Le pauvre cœur s'attache à ce qui lui procure plus de satisfaction que ne lui en offre sa situation. Dans le couvent de Sainte-Magdeleine, à Hildesheim, je trouvai un jour toute une volière pleine de canaris, qui récréaient la cellule d'une religieuse. Un gentilhomme du Brabant a passé vingt-cinq ans en parfaite santé dans l'enceinte de sa demeure. Son bonheur consistait à former une collection de tableaux et de gravures, et il ne sortait point de sa maison, parce qu'il craignait l'impression de l'air, et parce qu'il avait pour les femmes l'antipathie que certaines personnes éprouvent pour les souris.
Ceux qui sont condamnés à la prison recherchent également, dans leur solitude forcée, tout ce qui peut les distraire. Le philosophe genevois Michel Ducret, enfermé dans une forteresse du canton de Berne, s'occupait à mesurer la hauteur des Alpes; le baron Trenck ne songeait, dans la citadelle de Magdebourg, qu'au moyen de s'évader, et le général Walrave passait son temps à élever des poules.

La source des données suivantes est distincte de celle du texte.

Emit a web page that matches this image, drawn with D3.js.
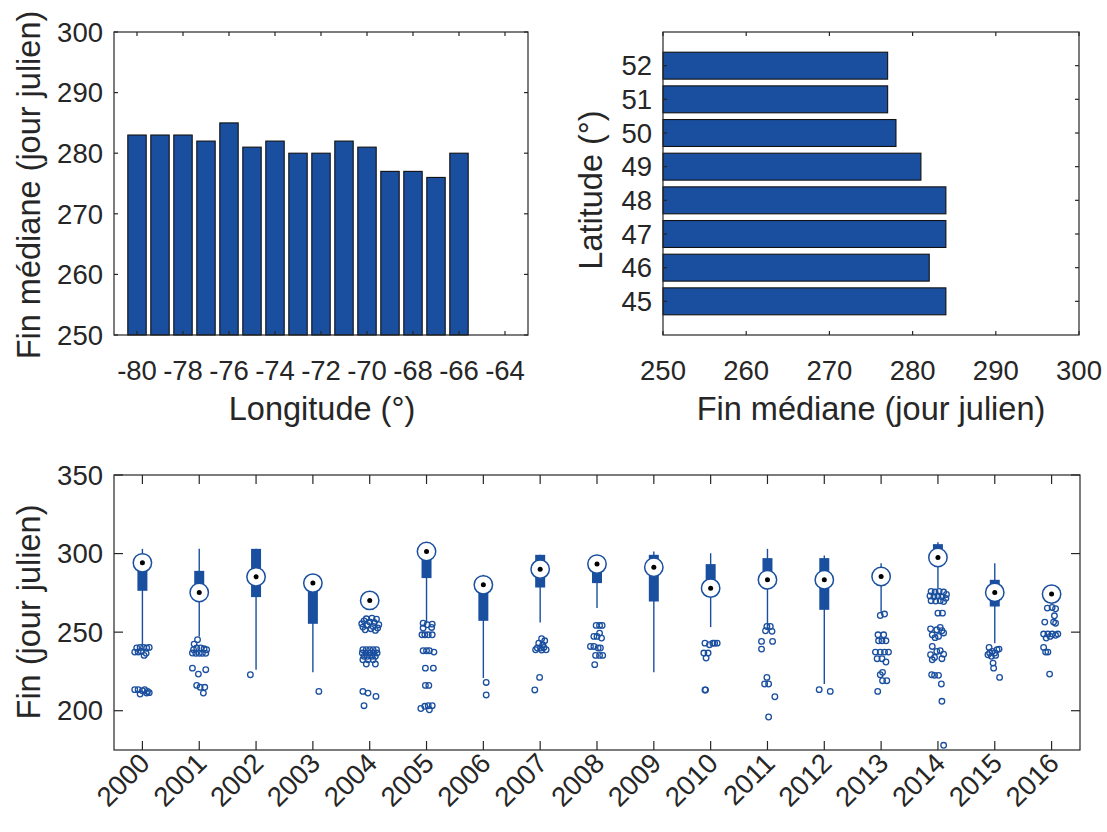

On peut signaler toutes ces particularités dans un livre sur la solitude, sans pénétrer très-avant dans la question principale. J'ai cherché à ne point perdre de vue le but que je m'étais proposé, quoique parfois je paraisse m'en écarter, et j'espère pouvoir démontrer, par une assez longue série d'observations, le caractère de la solitude, son action, ses dangers et son heureuse influence. Par solitude, je n'entends point une scission complète du monde ou une vie d'ermite. On peut trouver la solitude dans une ville comme dans un cloître, dans le cabinet d'étude d'un savant, dans l'éloignement temporaire de la foule. On peut être seul au milieu d'une réunion nombreuse. Une femme allemande, imbue des préjugés de la vieille aristocratie, sera seule dans une société où nulle autre femme n'aura, comme elle, l'honneur de compter seize quartiers. Un penseur est souvent seul à la table des grands. Plaçons-nous, dans une assemblée, en dehors de ce qui nous entoure, recueillons-nous en nous-mêmes, nous voilà aussi seuls qu'un moine peut l'être dans sa cellule, ou un ermite dans sa grotte. On peut être seul dans sa maison, au milieu du mouvement le plus bruyant, comme dans le morne silence d'une petite ville, à Londres et à Paris, comme dans le désert d'une Thébaïde.
Un livre sur les résultats de la solitude est un document de plus à ajouter à toutes les recherches qui ont été faites pour assurer le bonheur de l'homme. Moins l'homme a de besoins, plus il s'efforce de découvrir en lui de nouvelles sources de jouissances. Plus il a de facilité à se séparer des autres hommes, plus il est certain de trouver la véritable félicité. Tous les amusements du grand monde ne me semblent point dignes de l'envie dont on les honore. Mais il faut dire aussi que ces systèmes tant vantés de retraite absolue ne sont pour la plupart que des rêves irréalisables. S'il est beau et noble de se rendre indépendant des autres hommes et de se retirer quelquefois à l'écart, il est bon aussi de se rapprocher de la communauté sociale et d'y apporter un esprit amical, car nous sommes, Dieu soit loué! appelés à vivre en société.